Duke had his moments in the sun in Louisiana, and as the Bush and Reagan endorsements and the 1991 Senate race gamesmanship show, they were enough to give the Republican Party heartburn. The party also tried to block Duke from even running for its presidential nomination in 1992. (At one point, a young Wisconsin Republican named Scott Walker argued with Duke on TV about whether Duke should be on the ballot.)

And as Duke's 1990 and 1991 campaigns showed, about 4 in 10 Louisianans were willing to vote for the former head of the KKK. Even in losing, Duke made a point about the appeal of his message.

Today, he's very unlikely to get anywhere near that level of support. He is, though, running in a very crowded open primary in which even a limited base of support could register. In the 1996 primary, for example, he took 12 percent, but he was only 10 points from making the runoff.

Right now, there are more than a dozen candidates running for retiring Sen.
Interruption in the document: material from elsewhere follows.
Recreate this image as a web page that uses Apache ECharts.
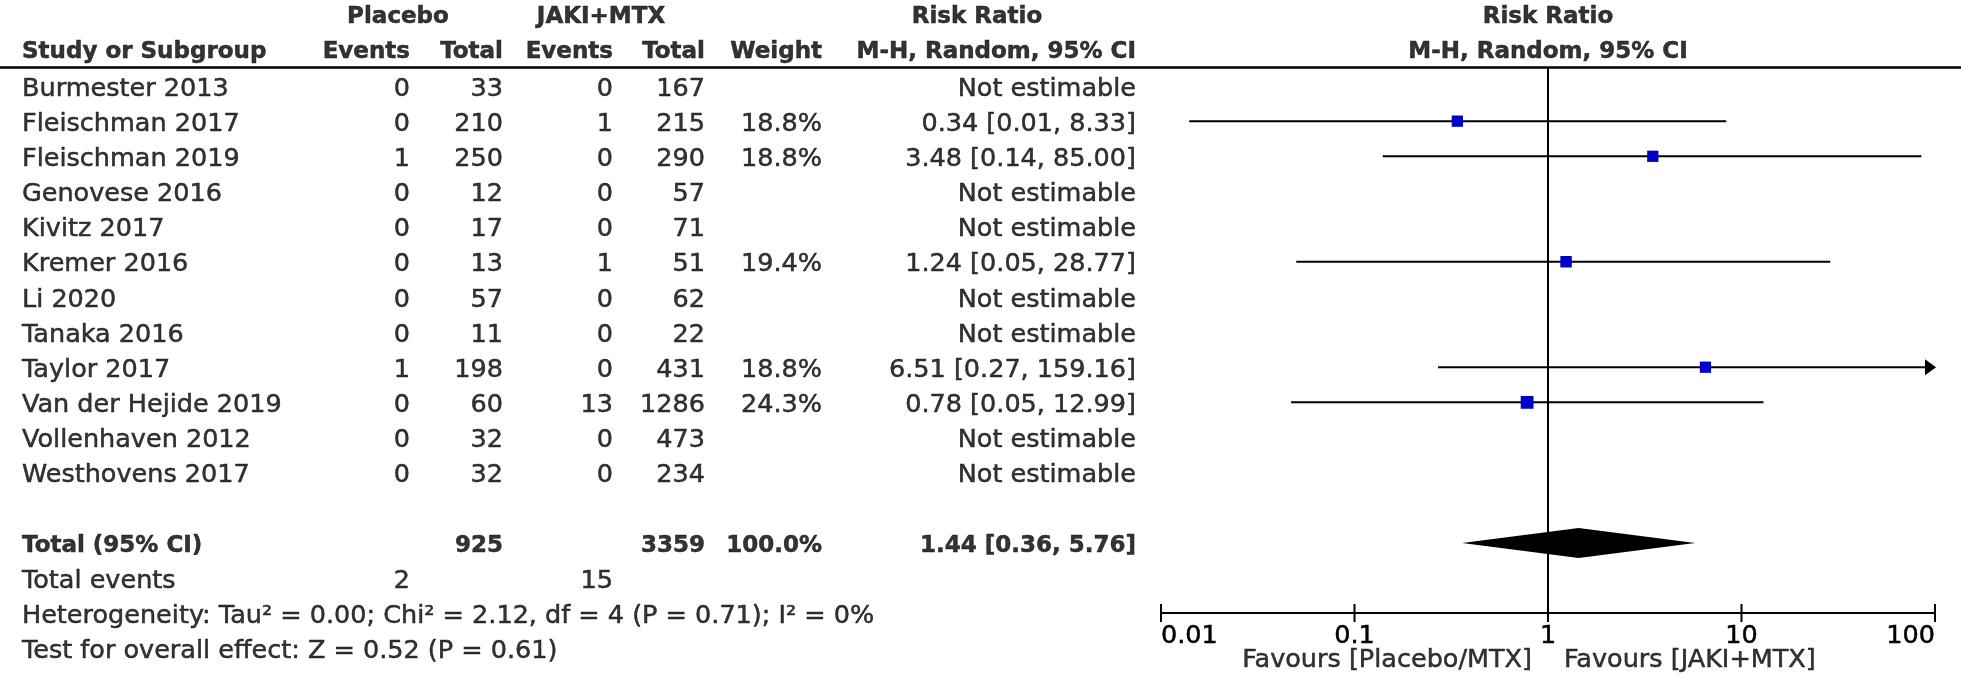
<!DOCTYPE html>
<html><head><meta charset="utf-8">
<script src="https://cdn.jsdelivr.net/npm/echarts@6.0.0/dist/echarts.min.js"></script>
<style>html,body{margin:0;padding:0;background:#fff}#c{width:1961px;height:678px}</style>
</head><body><div id="c"></div>
<script>
// ---------------- DATA ----------------
const studies = ["Burmester 2013","Fleischman 2017","Fleischman 2019","Genovese 2016","Kivitz 2017","Kremer 2016","Li 2020","Tanaka 2016","Taylor 2017","Van der Hejide 2019","Vollenhaven 2012","Westhovens 2017"];
const placeboEvents = [0,0,1,0,0,0,0,0,1,0,0,0];
const placeboTotal  = [33,210,250,12,17,13,57,11,198,60,32,32];
const jakiEvents    = [0,1,0,0,0,1,0,0,0,13,0,0];
const jakiTotal     = [167,215,290,57,71,51,62,22,431,1286,473,234];
const weights       = [null,18.8,18.8,null,null,19.4,null,null,18.8,24.3,null,null];
const riskRatio     = [null,0.34,3.48,null,null,1.24,null,null,6.51,0.78,null,null];
const ciLow         = [null,0.014,0.14,null,null,0.05,null,null,0.27,0.047,null,null];
const ciHigh        = [null,8.33,85.00,null,null,28.77,null,null,159.16,12.99,null,null];
const notEstimable  = "Not estimable";

const totalLabel = "Total (95% CI)";
const placeboN = 925, jakiN = 3359, totalWeight = 100.0;
const pooledRR = 1.44, pooledLow = 0.36, pooledHigh = 5.76;
const totalEventsLabel = "Total events";
const placeboTotalEvents = 2, jakiTotalEvents = 15;
const heterogeneityText = "Heterogeneity: Tau\u00b2 = 0.00; Chi\u00b2 = 2.12, df = 4 (P = 0.71); I\u00b2 = 0%";
const overallEffectText = "Test for overall effect: Z = 0.52 (P = 0.61)";

const headerGroups = ["Placebo","JAKI+MTX","Risk Ratio"];
const headerCols = ["Study or Subgroup","Events","Total","Events","Total","Weight","M-H, Random, 95% CI"];
const forestTitle = ["Risk Ratio","M-H, Random, 95% CI"];
const favoursLeft = "Favours [Placebo/MTX]";
const favoursRight = "Favours [JAKI+MTX]";
const tickValues = [0.01, 0.1, 1, 10, 100];
const tickLabels = ["0.01","0.1","1","10","100"];

// ---------------- LAYOUT ----------------
const W = 1961, H = 678;
const ROW0 = 86, ROWH = 35.15;
const FF = "DejaVu Sans", FS = 25.5, FSB = 23;
const STROKE = 0.5;
const BODY_DY = 3, HEAD_DY = 1;
const COL = {name:22, pe:410, pt:503, je:613, jt:705, wt:822, rr:1136};
const GRP = {placebo:398, jaki:601, rr:977};
const FOREST = {left:1161, right:1935, top:67, axis:613};
const ROW_H1 = -2, ROW_H2 = -1, ROW_TOTAL = 13, ROW_TEV = 14, ROW_HET = 15, ROW_TEST = 16, ROW_FAV = 16.33;
const SQUARE_K = 2.6;
const BLUE = "#0000c8";

const yOfPx = px => (px - ROW0) / ROWH;

const fmt2 = v => v.toFixed(2);
const rrText = i => riskRatio[i] == null ? notEstimable : `${fmt2(riskRatio[i])} [${fmt2(ciLow[i])}, ${fmt2(ciHigh[i])}]`;

function textSeries(items, align, bold, gridIdx, dy) {
  return {
    type: 'scatter', xAxisIndex: gridIdx, yAxisIndex: gridIdx, clip: false, silent: true,
    symbolSize: 1, itemStyle: {color: 'rgba(0,0,0,0)'},
    label: {show: true, position: 'inside', align: align, verticalAlign: 'middle', offset: [0, dy || 0],
      formatter: '{b}', color: '#000', textBorderColor: '#000', textBorderWidth: STROKE, fontFamily: FF,
      fontSize: bold ? FSB : FS, fontWeight: bold ? 'bold' : 'normal'},
    data: items.map(it => ({name: String(it[2]), value: [it[0], it[1]]}))
  };
}

const T = 1; // table grid index
const hdrC = [], regular = [], regularR = [], boldL = [], boldR = [];
hdrC.push([GRP.placebo, ROW_H1, headerGroups[0]], [GRP.jaki, ROW_H1, headerGroups[1]], [GRP.rr, ROW_H1, headerGroups[2]]);
const hdrL = [[COL.name, ROW_H2, headerCols[0]]];
const hdrR = [[COL.pe, ROW_H2, headerCols[1]], [COL.pt, ROW_H2, headerCols[2]], [COL.je, ROW_H2, headerCols[3]],
              [COL.jt, ROW_H2, headerCols[4]], [COL.wt, ROW_H2, headerCols[5]], [COL.rr, ROW_H2, headerCols[6]]];
studies.forEach((s, i) => {
  regular.push([COL.name, i, s]);
  regularR.push([COL.pe, i, placeboEvents[i]], [COL.pt, i, placeboTotal[i]],
                [COL.je, i, jakiEvents[i]], [COL.jt, i, jakiTotal[i]], [COL.rr, i, rrText(i)]);
  if (weights[i] != null) regularR.push([COL.wt, i, weights[i].toFixed(1) + '%']);
});
boldL.push([COL.name, ROW_TOTAL, totalLabel]);
boldR.push([COL.pt, ROW_TOTAL, placeboN], [COL.jt, ROW_TOTAL, jakiN], [COL.wt, ROW_TOTAL, totalWeight.toFixed(1) + '%'],
           [COL.rr, ROW_TOTAL, `${fmt2(pooledRR)} [${fmt2(pooledLow)}, ${fmt2(pooledHigh)}]`]);
regular.push([COL.name, ROW_TEV, totalEventsLabel], [COL.name, ROW_HET, heterogeneityText], [COL.name, ROW_TEST, overallEffectText]);
regularR.push([COL.pe, ROW_TEV, placeboTotalEvents], [COL.je, ROW_TEV, jakiTotalEvents]);

const tableSeries = [
  textSeries(regular, 'left', false, T, BODY_DY),
  textSeries(regularR, 'right', false, T, BODY_DY),
  textSeries(boldL, 'left', true, T, BODY_DY),
  textSeries(boldR, 'right', true, T, BODY_DY),
  textSeries(hdrC, 'center', true, T, HEAD_DY),
  textSeries(hdrL, 'left', true, T, HEAD_DY),
  textSeries(hdrR, 'right', true, T, HEAD_DY)
];
tableSeries[0].markLine = {silent: true, symbol: ['none','none'], label: {show: false},
  lineStyle: {color: '#000', width: 2.5, type: 'solid'}, data: [{yAxis: yOfPx(FOREST.top)}]};

const forestText = textSeries([[1, ROW_H1, forestTitle[0]], [1, ROW_H2, forestTitle[1]]], 'center', true, 0, HEAD_DY);
const favL = textSeries([[1, ROW_FAV, favoursLeft]], 'right', false, 0, 0);
favL.label.offset = [-16, 0];
const favR = textSeries([[1, ROW_FAV, favoursRight]], 'left', false, 0, 0);
favR.label.offset = [16, 0];

const xMaxV = tickValues[tickValues.length - 1];
const axisV = yOfPx(FOREST.axis);
const ciData = [];
studies.forEach((s, i) => { if (riskRatio[i] != null) ciData.push([i, ciLow[i], ciHigh[i], riskRatio[i], weights[i]]); });

const ciSeries = {
  type: 'custom', xAxisIndex: 0, yAxisIndex: 0, clip: false, silent: true, z: 5,
  data: ciData, encode: {x: [1, 2, 3], y: 0},
  renderItem(params, api) {
    const row = api.value(0), lo = api.value(1), hi = api.value(2), est = api.value(3), w = api.value(4);
    const a = api.coord([lo, row]), b = api.coord([Math.min(hi, xMaxV), row]), c = api.coord([est, row]);
    const s = SQUARE_K * Math.sqrt(w);
    const ch = [
      {type: 'line', shape: {x1: a[0], y1: a[1], x2: b[0], y2: b[1]}, style: {stroke: '#000', lineWidth: 2}},
      {type: 'rect', shape: {x: c[0] - s / 2, y: c[1] - s / 2, width: s, height: s}, style: {fill: BLUE}}
    ];
    if (hi > xMaxV) ch.push({type: 'polygon', shape: {points: [[b[0] - 10, b[1] - 8], [b[0] + 1, b[1]], [b[0] - 10, b[1] + 8]]}, style: {fill: '#000'}});
    return {type: 'group', children: ch};
  }
};
const diamondSeries = {
  type: 'custom', xAxisIndex: 0, yAxisIndex: 0, clip: false, silent: true, z: 6,
  data: [[ROW_TOTAL, pooledLow, pooledHigh, pooledRR]], encode: {x: [1, 2, 3], y: 0},
  renderItem(params, api) {
    const row = api.value(0);
    const a = api.coord([api.value(1), row]), b = api.coord([api.value(2), row]), c = api.coord([api.value(3), row]);
    const h = 15;
    return {type: 'polygon', shape: {points: [[a[0], a[1]], [c[0], c[1] - h], [b[0], b[1]], [c[0], c[1] + h]]}, style: {fill: '#000'}};
  }
};
const tickSeries = {
  type: 'custom', xAxisIndex: 0, yAxisIndex: 0, clip: false, silent: true, z: 7,
  data: tickValues.map(v => [v, axisV]), encode: {x: 0, y: 1},
  renderItem(params, api) {
    const p = api.coord([api.value(0), api.value(1)]);
    return {type: 'line', shape: {x1: p[0], y1: p[1] - 9, x2: p[0], y2: p[1] + 9}, style: {stroke: '#000', lineWidth: 2}};
  }
};
const refLine = {
  type: 'scatter', xAxisIndex: 0, yAxisIndex: 0, data: [], silent: true, z: 4,
  markLine: {silent: true, symbol: ['none','none'], label: {show: false},
    lineStyle: {color: '#000', width: 2, type: 'solid'}, data: [{xAxis: 1}]}
};

const labelFmt = v => { let k = 0, d = 1e9; tickValues.forEach((t, i) => { const e = Math.abs(Math.log10(t) - Math.log10(v)); if (e < d) { d = e; k = i; } }); return tickLabels[k]; };

const option = {
  backgroundColor: '#fff',
  animation: false,
  grid: [
    {left: FOREST.left, width: FOREST.right - FOREST.left, top: FOREST.top, height: FOREST.axis - FOREST.top, outerBoundsMode: 'none', containLabel: false},
    {left: 0, top: 0, width: W, height: H, outerBoundsMode: 'none', containLabel: false}
  ],
  xAxis: [
    {type: 'log', logBase: 10, gridIndex: 0, min: tickValues[0], max: xMaxV, position: 'bottom',
      axisLine: {show: true, onZero: false, lineStyle: {color: '#000', width: 2}},
      axisTick: {show: false},
      axisLabel: {show: true, margin: 10, color: '#000', textBorderColor: '#000', textBorderWidth: STROKE,
        fontFamily: FF, fontSize: FS, formatter: labelFmt,
        showMinLabel: true, showMaxLabel: true, alignMinLabel: 'left', alignMaxLabel: 'right'},
      splitLine: {show: false}},
    {type: 'value', gridIndex: 1, min: 0, max: W, show: false}
  ],
  yAxis: [
    {type: 'value', gridIndex: 0, inverse: true, min: yOfPx(FOREST.top), max: yOfPx(FOREST.axis), show: false},
    {type: 'value', gridIndex: 1, inverse: true, min: yOfPx(0), max: yOfPx(H), show: false}
  ],
  series: [refLine, ciSeries, diamondSeries, tickSeries, forestText, favL, favR].concat(tableSeries)
};

const chart = echarts.init(document.getElementById('c'), null, {renderer: 'canvas'});
chart.setOption(option);
</script>
</body></html>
David Vitter's (R-La.) seat. It's a crowded field featuring two current and one former GOP congressmen; the GOP's standard-bearer in the 2008 Senate race, former state treasurer John Kennedy; a tea party candidate who made some waves in the state's 2014 Senate race, Rob Maness; and as many as two statewide officials, including a Democratic public service commissioner, Foster Campbell.

Unfortunately for Republicans, Louisiana is both a state that has been uniquely welcoming to the message of a candidate like Duke, and also has an electoral process -- an open primary -- that allows for that sort of candidate to make an impact. If Duke is able to co-opt Trump's message for himself -- and he's got competition in that regard, as other GOP Senate candidates are supportive of Trump, too -- he won't have to take much of the vote to register in the polls and make another statement.

Hence, the quick disowning of David Duke on Friday.